# GIVEN RECORDS
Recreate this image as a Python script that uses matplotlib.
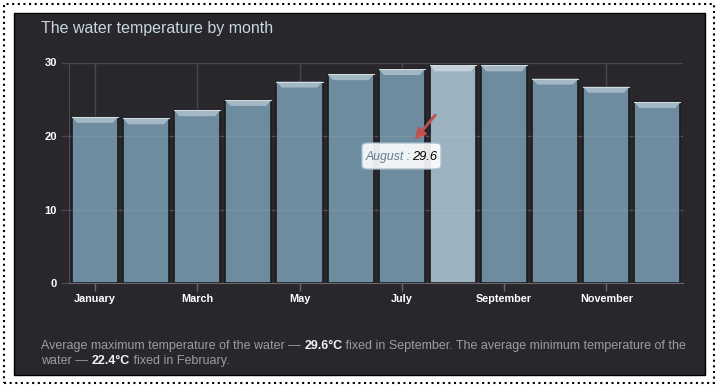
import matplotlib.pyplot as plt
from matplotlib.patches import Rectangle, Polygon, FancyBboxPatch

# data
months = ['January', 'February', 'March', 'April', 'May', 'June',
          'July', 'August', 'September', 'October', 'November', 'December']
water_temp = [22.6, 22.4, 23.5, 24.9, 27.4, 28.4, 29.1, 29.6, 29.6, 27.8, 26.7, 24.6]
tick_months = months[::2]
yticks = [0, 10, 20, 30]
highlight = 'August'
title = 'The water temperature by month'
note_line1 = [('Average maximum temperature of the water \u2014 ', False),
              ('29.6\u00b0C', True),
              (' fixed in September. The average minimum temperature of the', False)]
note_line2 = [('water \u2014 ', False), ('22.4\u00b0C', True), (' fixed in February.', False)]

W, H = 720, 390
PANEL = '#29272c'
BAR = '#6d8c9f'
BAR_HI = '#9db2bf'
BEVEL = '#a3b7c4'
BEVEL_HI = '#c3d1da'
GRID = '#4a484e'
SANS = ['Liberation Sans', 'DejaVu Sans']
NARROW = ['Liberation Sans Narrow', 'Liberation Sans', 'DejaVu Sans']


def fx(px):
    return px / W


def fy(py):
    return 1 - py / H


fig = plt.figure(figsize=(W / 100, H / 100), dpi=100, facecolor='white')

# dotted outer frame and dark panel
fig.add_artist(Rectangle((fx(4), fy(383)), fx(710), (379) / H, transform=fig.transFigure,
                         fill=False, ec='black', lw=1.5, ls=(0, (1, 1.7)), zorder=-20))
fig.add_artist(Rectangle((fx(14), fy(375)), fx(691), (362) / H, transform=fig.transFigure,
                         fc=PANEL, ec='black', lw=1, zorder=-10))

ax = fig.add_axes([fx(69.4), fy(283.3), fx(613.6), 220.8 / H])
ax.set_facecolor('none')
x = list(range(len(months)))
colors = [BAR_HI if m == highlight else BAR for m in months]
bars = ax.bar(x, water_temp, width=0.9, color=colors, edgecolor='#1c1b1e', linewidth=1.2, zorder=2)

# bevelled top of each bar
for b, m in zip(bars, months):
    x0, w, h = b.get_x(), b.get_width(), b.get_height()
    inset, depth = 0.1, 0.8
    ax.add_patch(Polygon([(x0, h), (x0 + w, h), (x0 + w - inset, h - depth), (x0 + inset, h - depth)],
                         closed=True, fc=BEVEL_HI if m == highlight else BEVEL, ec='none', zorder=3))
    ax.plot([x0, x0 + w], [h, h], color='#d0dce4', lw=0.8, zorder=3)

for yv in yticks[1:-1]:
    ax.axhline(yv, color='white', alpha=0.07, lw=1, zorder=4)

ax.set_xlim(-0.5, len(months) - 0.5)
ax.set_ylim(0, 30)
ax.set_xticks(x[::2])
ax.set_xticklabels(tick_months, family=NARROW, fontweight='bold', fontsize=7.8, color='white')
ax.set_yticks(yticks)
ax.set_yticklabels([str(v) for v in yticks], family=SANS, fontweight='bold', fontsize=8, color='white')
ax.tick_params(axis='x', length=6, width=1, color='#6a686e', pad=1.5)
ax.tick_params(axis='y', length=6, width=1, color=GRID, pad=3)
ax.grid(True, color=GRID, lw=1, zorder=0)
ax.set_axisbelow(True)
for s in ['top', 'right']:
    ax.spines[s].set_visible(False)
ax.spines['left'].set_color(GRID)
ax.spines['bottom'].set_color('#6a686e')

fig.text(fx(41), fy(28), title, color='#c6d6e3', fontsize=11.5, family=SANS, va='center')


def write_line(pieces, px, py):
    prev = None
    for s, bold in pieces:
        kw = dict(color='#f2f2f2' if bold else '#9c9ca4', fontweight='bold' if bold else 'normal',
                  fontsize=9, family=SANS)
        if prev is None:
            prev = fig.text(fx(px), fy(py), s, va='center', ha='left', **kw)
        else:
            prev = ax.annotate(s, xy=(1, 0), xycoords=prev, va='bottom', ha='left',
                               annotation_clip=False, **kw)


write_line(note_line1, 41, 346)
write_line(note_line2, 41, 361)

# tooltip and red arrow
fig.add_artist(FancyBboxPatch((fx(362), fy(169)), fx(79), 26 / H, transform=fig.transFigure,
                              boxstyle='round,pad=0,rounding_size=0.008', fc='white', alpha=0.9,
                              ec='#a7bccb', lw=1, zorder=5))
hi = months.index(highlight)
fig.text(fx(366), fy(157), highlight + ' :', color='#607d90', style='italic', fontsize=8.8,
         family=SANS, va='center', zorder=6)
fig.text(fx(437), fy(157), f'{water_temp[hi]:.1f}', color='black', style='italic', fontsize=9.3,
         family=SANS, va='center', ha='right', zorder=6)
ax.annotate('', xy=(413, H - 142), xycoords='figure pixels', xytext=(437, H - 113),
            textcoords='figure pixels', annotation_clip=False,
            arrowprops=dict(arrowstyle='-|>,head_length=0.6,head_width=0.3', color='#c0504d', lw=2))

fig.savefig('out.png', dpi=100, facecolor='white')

* * *

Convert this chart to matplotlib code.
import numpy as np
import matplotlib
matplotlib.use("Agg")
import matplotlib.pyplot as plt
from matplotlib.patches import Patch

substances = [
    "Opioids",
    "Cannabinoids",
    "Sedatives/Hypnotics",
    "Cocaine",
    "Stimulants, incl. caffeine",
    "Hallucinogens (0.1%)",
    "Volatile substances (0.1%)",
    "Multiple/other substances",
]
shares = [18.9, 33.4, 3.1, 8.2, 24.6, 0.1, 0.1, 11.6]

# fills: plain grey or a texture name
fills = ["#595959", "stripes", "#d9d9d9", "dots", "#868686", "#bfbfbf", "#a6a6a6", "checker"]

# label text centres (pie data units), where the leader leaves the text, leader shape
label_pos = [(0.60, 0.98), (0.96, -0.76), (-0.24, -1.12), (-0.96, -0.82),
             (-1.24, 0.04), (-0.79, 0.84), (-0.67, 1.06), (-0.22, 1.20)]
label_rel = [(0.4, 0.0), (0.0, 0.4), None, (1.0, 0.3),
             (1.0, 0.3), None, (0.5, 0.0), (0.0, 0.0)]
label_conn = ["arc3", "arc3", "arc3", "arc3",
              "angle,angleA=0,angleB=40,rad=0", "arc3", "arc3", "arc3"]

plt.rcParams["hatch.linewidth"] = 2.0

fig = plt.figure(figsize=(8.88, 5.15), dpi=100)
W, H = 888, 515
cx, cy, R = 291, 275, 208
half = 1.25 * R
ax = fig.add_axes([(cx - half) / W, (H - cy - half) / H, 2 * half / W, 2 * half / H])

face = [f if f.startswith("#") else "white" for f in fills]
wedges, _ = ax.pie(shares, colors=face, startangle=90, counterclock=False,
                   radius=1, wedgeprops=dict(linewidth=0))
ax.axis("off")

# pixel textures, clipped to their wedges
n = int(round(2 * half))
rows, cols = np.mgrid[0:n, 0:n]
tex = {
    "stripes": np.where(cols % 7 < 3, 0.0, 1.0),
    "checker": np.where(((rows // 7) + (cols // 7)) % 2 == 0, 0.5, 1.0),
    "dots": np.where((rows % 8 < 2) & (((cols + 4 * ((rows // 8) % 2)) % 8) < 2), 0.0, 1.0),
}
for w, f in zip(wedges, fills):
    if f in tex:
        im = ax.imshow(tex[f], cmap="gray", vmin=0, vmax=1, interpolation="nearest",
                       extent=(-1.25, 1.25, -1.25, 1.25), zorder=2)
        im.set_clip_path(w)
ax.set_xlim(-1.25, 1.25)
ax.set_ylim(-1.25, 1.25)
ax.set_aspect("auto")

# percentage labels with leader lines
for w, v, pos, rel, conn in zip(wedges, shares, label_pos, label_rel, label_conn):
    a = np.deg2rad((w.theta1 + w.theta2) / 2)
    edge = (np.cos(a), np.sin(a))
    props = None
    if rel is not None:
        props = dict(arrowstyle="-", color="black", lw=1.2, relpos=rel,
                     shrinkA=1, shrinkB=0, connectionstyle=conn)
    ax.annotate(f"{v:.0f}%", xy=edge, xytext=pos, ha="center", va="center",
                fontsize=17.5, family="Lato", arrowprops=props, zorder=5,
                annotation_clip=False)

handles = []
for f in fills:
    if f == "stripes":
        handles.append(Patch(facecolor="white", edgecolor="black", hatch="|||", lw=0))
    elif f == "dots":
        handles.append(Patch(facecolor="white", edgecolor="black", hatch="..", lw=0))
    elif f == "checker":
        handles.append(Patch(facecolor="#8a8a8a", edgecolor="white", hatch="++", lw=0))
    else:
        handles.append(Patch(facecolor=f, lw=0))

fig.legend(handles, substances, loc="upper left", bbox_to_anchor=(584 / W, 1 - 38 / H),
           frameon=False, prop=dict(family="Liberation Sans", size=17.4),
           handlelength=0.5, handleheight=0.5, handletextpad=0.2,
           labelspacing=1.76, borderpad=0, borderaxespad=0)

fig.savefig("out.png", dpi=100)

# REQUEST
Taking the material above, give again exactly the lines from the one holding "Recreate this image" through the one holding "Rectangle, Polygon, FancyBboxPatch", with both ends and without pictures.

# WRITTEN RESPONSE
Recreate this image as a Python script that uses matplotlib.
import matplotlib.pyplot as plt
from matplotlib.patches import Rectangle, Polygon, FancyBboxPatch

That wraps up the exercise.